▸ **THE EXERCISE**:
Transcribe the full listing exactly, and drop every picture.

▸ **INFORMATION PROVIDED**:

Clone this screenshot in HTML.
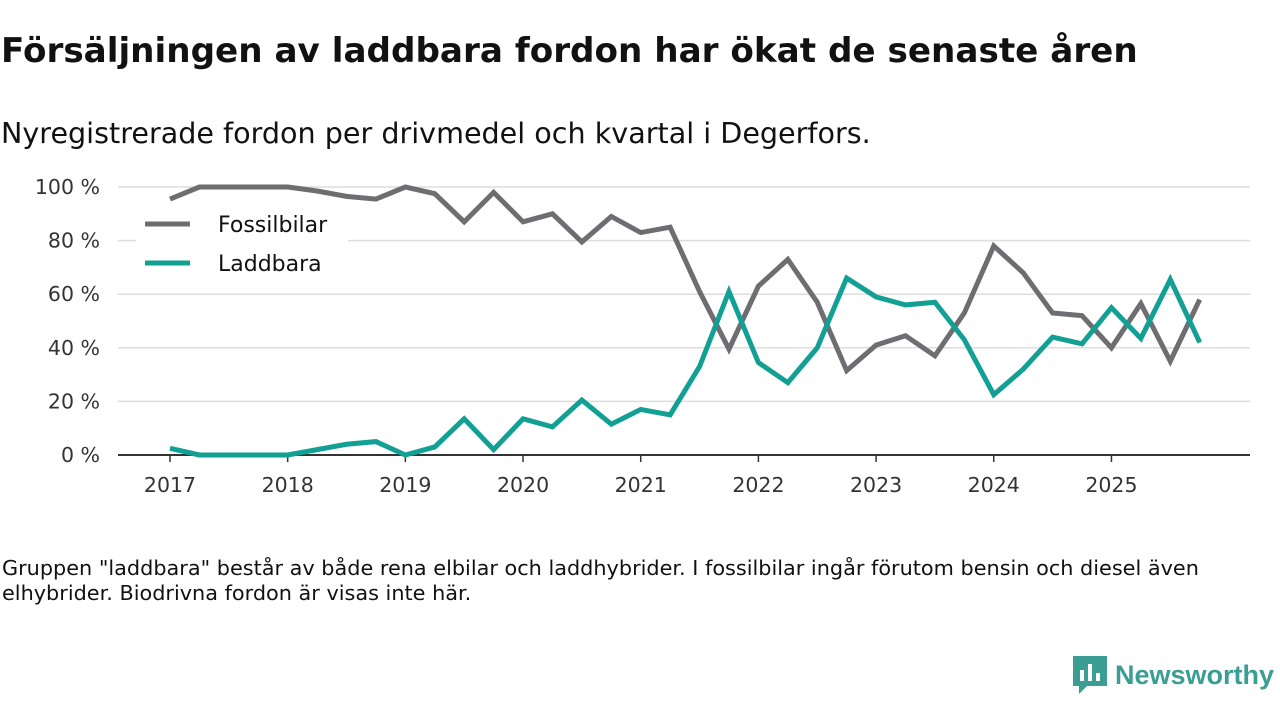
<!DOCTYPE html>
<html><head><meta charset="utf-8">
<style>
body{margin:0;width:1280px;height:720px;background:#fff;font-family:"DejaVu Sans","Liberation Sans",sans-serif;color:#111;overflow:hidden;position:relative}
.t{position:absolute;left:1px;top:31px;font-size:34.2px;font-weight:bold;margin:0;letter-spacing:0;white-space:nowrap}
.s{position:absolute;left:1px;top:116px;font-size:28.6px;margin:0;white-space:nowrap}
.f{position:absolute;left:2px;top:556px;font-size:20.8px;line-height:25px;width:1250px}
</style></head><body>
<h1 class="t">Försäljningen av laddbara fordon har ökat de senaste åren</h1>
<p class="s">Nyregistrerade fordon per drivmedel och kvartal i Degerfors.</p>
<svg id="c" width="1280" height="720" style="position:absolute;left:0;top:0;font-family:'DejaVu Sans',sans-serif"></svg>
<div class="f">Gruppen "laddbara" består av både rena elbilar och laddhybrider. I fossilbilar ingår förutom bensin och diesel även elhybrider. Biodrivna fordon är visas inte här.</div>
<div style="position:absolute;left:1073px;top:656px;display:flex;align-items:center;gap:8px;font-family:'Liberation Sans',sans-serif">
<svg width="34" height="38" viewBox="0 0 34 38"><path d="M0 0H34V30H14L6 38V30H0Z" fill="#3a9e94"/><rect x="7" y="14" width="4" height="11" fill="#fff"/><rect x="15" y="8" width="4" height="17" fill="#fff"/><rect x="23" y="17" width="4" height="8" fill="#fff"/></svg>
<span style="font-size:27px;font-weight:bold;color:#3a9e94">Newsworthy</span></div>
<script>
const years=["2017","2018","2019","2020","2021","2022","2023","2024","2025"];
const yTicks=[0,20,40,60,80,100];
const fossil=[95.5,100,100,100,100,98.5,96.5,95.5,100,97.5,87,98,87,90,79.5,89,83,85,61,39.5,63,73,57,31.5,41,44.5,37,53,78,68,53,52,40,56.5,35,58];
const laddbara=[2.5,0,0,0,0,2,4,5,0,3,13.5,2,13.5,10.5,20.5,11.5,17,15,33,61,34.5,27,40,66,59,56,57,43,22.5,32,44,41.5,55,43.5,65.5,42];
const svg=document.getElementById('c');const NS='http://www.w3.org/2000/svg';
const X=i=>170+i*29.42, Y=v=>455-v*2.68;
function mk(t,a,p){const e=document.createElementNS(NS,t);for(const k in a)e.setAttribute(k,a[k]);(p||svg).appendChild(e);return e;}
yTicks.forEach(v=>{
 const g=mk('line',{x1:118,x2:1250,y1:Y(v),y2:Y(v),stroke:v===0?'#333':'#ddd','stroke-width':v===0?2:1.5});
 
 
 const t=mk('text',{x:100,y:Y(v)+7,'text-anchor':'end','font-size':20.5,fill:'#333'});t.textContent=v+' %';
 
 
});
years.forEach((y,i)=>{
 const x=X(i*4);
 mk('line',{x1:x,x2:x,y1:455,y2:462,stroke:'#333','stroke-width':1.5});
 const t=mk('text',{x:x,y:492,'text-anchor':'middle','font-size':20.5,fill:'#333'});t.textContent=y;
 
 
});
function line(d,col,name){const p=mk('polyline',{points:d.map((v,i)=>X(i)+','+Y(v)).join(' '),fill:'none',stroke:col,'stroke-width':5,'stroke-linejoin':'miter'});
 
 }
line(fossil,'#6e6d71','series-fossilbilar');
line(laddbara,'#12a095','series-laddbara');
const lg=mk('g',{});


mk('rect',{x:136,y:204,width:212,height:82,fill:'#fff'},lg);
mk('line',{x1:145,x2:190,y1:224,y2:224,stroke:'#6e6d71','stroke-width':5},lg);
mk('line',{x1:145,x2:190,y1:263,y2:263,stroke:'#12a095','stroke-width':5},lg);
let t1=mk('text',{x:218,y:232,'font-size':22,fill:'#111'},lg);t1.textContent='Fossilbilar';
let t2=mk('text',{x:218,y:271,'font-size':22,fill:'#111'},lg);t2.textContent='Laddbara';
</script>
</body></html>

▸ **ANSWER TO THE PROBLEM**:
Clone this screenshot in HTML.
<!DOCTYPE html>
<html><head><meta charset="utf-8">
<style>
body{margin:0;width:1280px;height:720px;background:#fff;font-family:"DejaVu Sans","Liberation Sans",sans-serif;color:#111;overflow:hidden;position:relative}
.t{position:absolute;left:1px;top:31px;font-size:34.2px;font-weight:bold;margin:0;letter-spacing:0;white-space:nowrap}
.s{position:absolute;left:1px;top:116px;font-size:28.6px;margin:0;white-space:nowrap}
.f{position:absolute;left:2px;top:556px;font-size:20.8px;line-height:25px;width:1250px}
</style></head><body>
<h1 class="t">Försäljningen av laddbara fordon har ökat de senaste åren</h1>
<p class="s">Nyregistrerade fordon per drivmedel och kvartal i Degerfors.</p>
<svg id="c" width="1280" height="720" style="position:absolute;left:0;top:0;font-family:'DejaVu Sans',sans-serif"></svg>
<div class="f">Gruppen "laddbara" består av både rena elbilar och laddhybrider. I fossilbilar ingår förutom bensin och diesel även elhybrider. Biodrivna fordon är visas inte här.</div>
<div style="position:absolute;left:1073px;top:656px;display:flex;align-items:center;gap:8px;font-family:'Liberation Sans',sans-serif">
<svg width="34" height="38" viewBox="0 0 34 38"><path d="M0 0H34V30H14L6 38V30H0Z" fill="#3a9e94"/><rect x="7" y="14" width="4" height="11" fill="#fff"/><rect x="15" y="8" width="4" height="17" fill="#fff"/><rect x="23" y="17" width="4" height="8" fill="#fff"/></svg>
<span style="font-size:27px;font-weight:bold;color:#3a9e94">Newsworthy</span></div>
<script>
const years=["2017","2018","2019","2020","2021","2022","2023","2024","2025"];
const yTicks=[0,20,40,60,80,100];
const fossil=[95.5,100,100,100,100,98.5,96.5,95.5,100,97.5,87,98,87,90,79.5,89,83,85,61,39.5,63,73,57,31.5,41,44.5,37,53,78,68,53,52,40,56.5,35,58];
const laddbara=[2.5,0,0,0,0,2,4,5,0,3,13.5,2,13.5,10.5,20.5,11.5,17,15,33,61,34.5,27,40,66,59,56,57,43,22.5,32,44,41.5,55,43.5,65.5,42];
const svg=document.getElementById('c');const NS='http://www.w3.org/2000/svg';
const X=i=>170+i*29.42, Y=v=>455-v*2.68;
function mk(t,a,p){const e=document.createElementNS(NS,t);for(const k in a)e.setAttribute(k,a[k]);(p||svg).appendChild(e);return e;}
yTicks.forEach(v=>{
 const g=mk('line',{x1:118,x2:1250,y1:Y(v),y2:Y(v),stroke:v===0?'#333':'#ddd','stroke-width':v===0?2:1.5});
 
 
 const t=mk('text',{x:100,y:Y(v)+7,'text-anchor':'end','font-size':20.5,fill:'#333'});t.textContent=v+' %';
 
 
});
years.forEach((y,i)=>{
 const x=X(i*4);
 mk('line',{x1:x,x2:x,y1:455,y2:462,stroke:'#333','stroke-width':1.5});
 const t=mk('text',{x:x,y:492,'text-anchor':'middle','font-size':20.5,fill:'#333'});t.textContent=y;
 
 
});
function line(d,col,name){const p=mk('polyline',{points:d.map((v,i)=>X(i)+','+Y(v)).join(' '),fill:'none',stroke:col,'stroke-width':5,'stroke-linejoin':'miter'});
 
 }
line(fossil,'#6e6d71','series-fossilbilar');
line(laddbara,'#12a095','series-laddbara');
const lg=mk('g',{});


mk('rect',{x:136,y:204,width:212,height:82,fill:'#fff'},lg);
mk('line',{x1:145,x2:190,y1:224,y2:224,stroke:'#6e6d71','stroke-width':5},lg);
mk('line',{x1:145,x2:190,y1:263,y2:263,stroke:'#12a095','stroke-width':5},lg);
let t1=mk('text',{x:218,y:232,'font-size':22,fill:'#111'},lg);t1.textContent='Fossilbilar';
let t2=mk('text',{x:218,y:271,'font-size':22,fill:'#111'},lg);t2.textContent='Laddbara';
</script>
</body></html>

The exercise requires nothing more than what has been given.